Bailey's description of the probe jibed with what Coggins and others said: The FBI hasn't added any new agents to the investigation recently, but it certainly hasn't pulled anybody off. The DISD probe is a going concern, and it's going to take awhile.
This is unlike the "internal investigations" and so-called outside audits that DISD itself has conducted or paid for in the past few years. The main one, carried out by KPMG, one of the world's largest accounting firms, took more than a year to complete, cost the district $1.5 million, and resulted in a slender 24-page report.
I have been assured by DISD, after making a legal demand for the full audit report, that this slim pamphlet is the entire work product. I used to do free-lance writing for a major accounting firm. This audit report is slimmer than the sales pitches we used to write trying to get small Oklahoma banks to hire us to do audits.
The report contains all kinds of promising innuendo, such as the following description of all the other inside investigations DISD has done: "KPMG has received numerous allegations regarding reported cover-ups of in-house investigations of alleged wrongdoing at DISD. The perceived appearance of a lack of independence by the individuals in internal audit, security, and employee relations assigned to investigate such matters only helps to add to a culture of politics, suspicion, and distrust."

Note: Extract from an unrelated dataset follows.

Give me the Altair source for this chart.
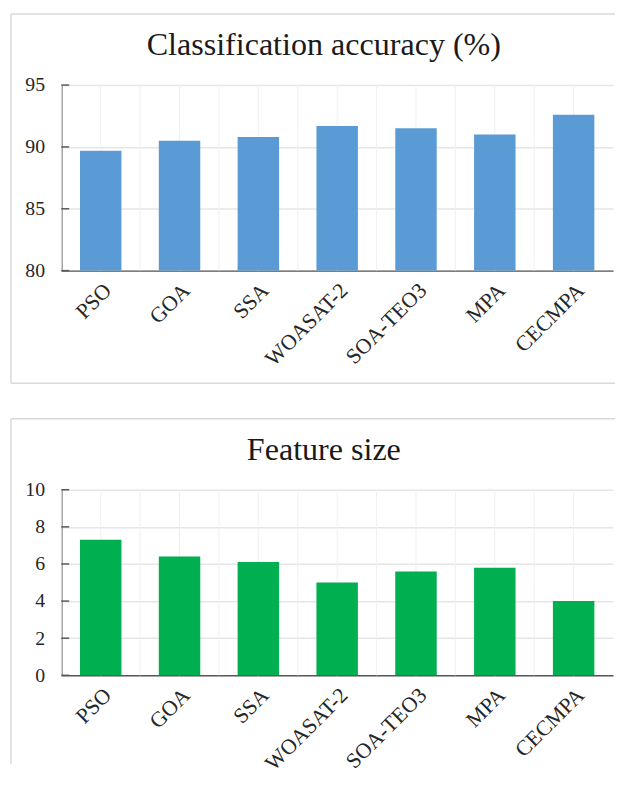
import altair as alt
import pandas as pd

algorithms = ["PSO", "GOA", "SSA", "WOASAT-2", "SOA-TEO3", "MPA", "CECMPA"]
accuracy = [89.7, 90.5, 90.8, 91.7, 91.5, 91.0, 92.6]
feature_size = [7.3, 6.4, 6.1, 5.0, 5.6, 5.8, 4.0]
acc_ticks = [80, 85, 90, 95]
fs_ticks = [0, 2, 4, 6, 8, 10]

W, H = 559, 188
STEP = W / 7
FONT = "Liberation Serif"
BORDER = "#d9d9d9"
AXIS = "#595959"
LABEL = "#262626"


def panel(values, color, title, domain, ticks, bottom_border=True):
    df = pd.DataFrame({"alg": algorithms, "v": values})
    tick_df = pd.DataFrame({"v": ticks})
    xenc = alt.X(
        "alg:N",
        sort=algorithms,
        scale=alt.Scale(paddingInner=0.474, paddingOuter=0.237),
        axis=alt.Axis(
            title=None, labelAngle=-45, ticks=False, grid=False,
            domainColor=AXIS, domainWidth=1.5, labelPadding=9,
            labelFont=FONT, labelFontSize=22, labelColor=LABEL,
        ),
    )
    yenc = alt.Y(
        "v:Q",
        scale=alt.Scale(domain=domain, nice=False, zero=False),
        axis=alt.Axis(
            title=None, values=ticks, grid=True, gridColor="#e6e6e6",
            gridWidth=1.5, domainColor=AXIS, domainWidth=1.5,
            ticks=False, labelPadding=17,
            labelFont=FONT, labelFontSize=20, labelColor=LABEL,
        ),
    )
    base = alt.Chart(df)
    center_rules = base.mark_rule(color="#f0f0f0", strokeWidth=1).encode(x=xenc)
    edge_rules = base.mark_rule(color="#f0f0f0", strokeWidth=1, xOffset=-STEP / 2).encode(x=xenc)
    bars = base.mark_bar(color=color, clip=True).encode(x=xenc, y=yenc)
    inner_ticks = alt.Chart(tick_df).mark_rule(color=AXIS, strokeWidth=1.5).encode(
        y=yenc, x=alt.value(0), x2=alt.value(8))
    one = alt.Chart(pd.DataFrame({"k": [0]}))
    bottom_y = 302 if bottom_border else 278
    left = one.mark_rule(color=BORDER, strokeWidth=1.5).encode(
        x=alt.value(-51), y=alt.value(-72), y2=alt.value(bottom_y))
    top = one.mark_rule(color=BORDER, strokeWidth=1.5).encode(
        x=alt.value(-51), x2=alt.value(561), y=alt.value(-72))
    title_text = one.mark_text(
        text=title, font=FONT, fontSize=32.5, color="#1a1a1a",
        align="center", baseline="alphabetic",
    ).encode(x=alt.value(266), y=alt.value(-30))
    layers = [center_rules, edge_rules, bars, inner_ticks, left, top, title_text]
    if bottom_border:
        bot = one.mark_rule(color=BORDER, strokeWidth=1.5).encode(
            x=alt.value(-51), x2=alt.value(561), y=alt.value(bottom_y))
        layers.append(bot)
    return alt.layer(*layers).properties(width=W, height=H)


top_chart = panel(accuracy, "#5b9bd5", "Classification accuracy (%)", [80, 95], acc_ticks)
bottom_chart = panel(feature_size, "#00b050", "Feature size", [0, 10], fs_ticks, bottom_border=False)

chart = (
    alt.vconcat(top_chart, bottom_chart, spacing=34)
    .properties(padding={"left": 2, "top": 0, "right": 0, "bottom": 0})
    .configure_view(stroke=None)
    .configure_axis(labelFont=FONT, labelColor=LABEL)
)

chart.save("out.html", embed_options={"renderer": "svg", "actions": False})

But whenever you think you're about to get down to the good stuff, the KPMG report says things like this: "It was determined that further review of 95 of the allegations was cost-prohibitive."
There was no mention whatsoever of the one deal I always thought was the single most intriguing allegation--that a major Dallas bank had been regularly paying out millions of dollars on checks for which DISD had no record and that when auditors began asking questions about those checks, historical bank records of DISD's accounts were retroactively altered to make the problem go away.
Let me explain this one a little. Three years ago, it was learned that the bank in question had paid out millions of dollars on DISD checks for which DISD itself had no records. These are called "paid-no-issues." A check comes to the bank; the bank pays on it; but DISD has no record of ever having issued it.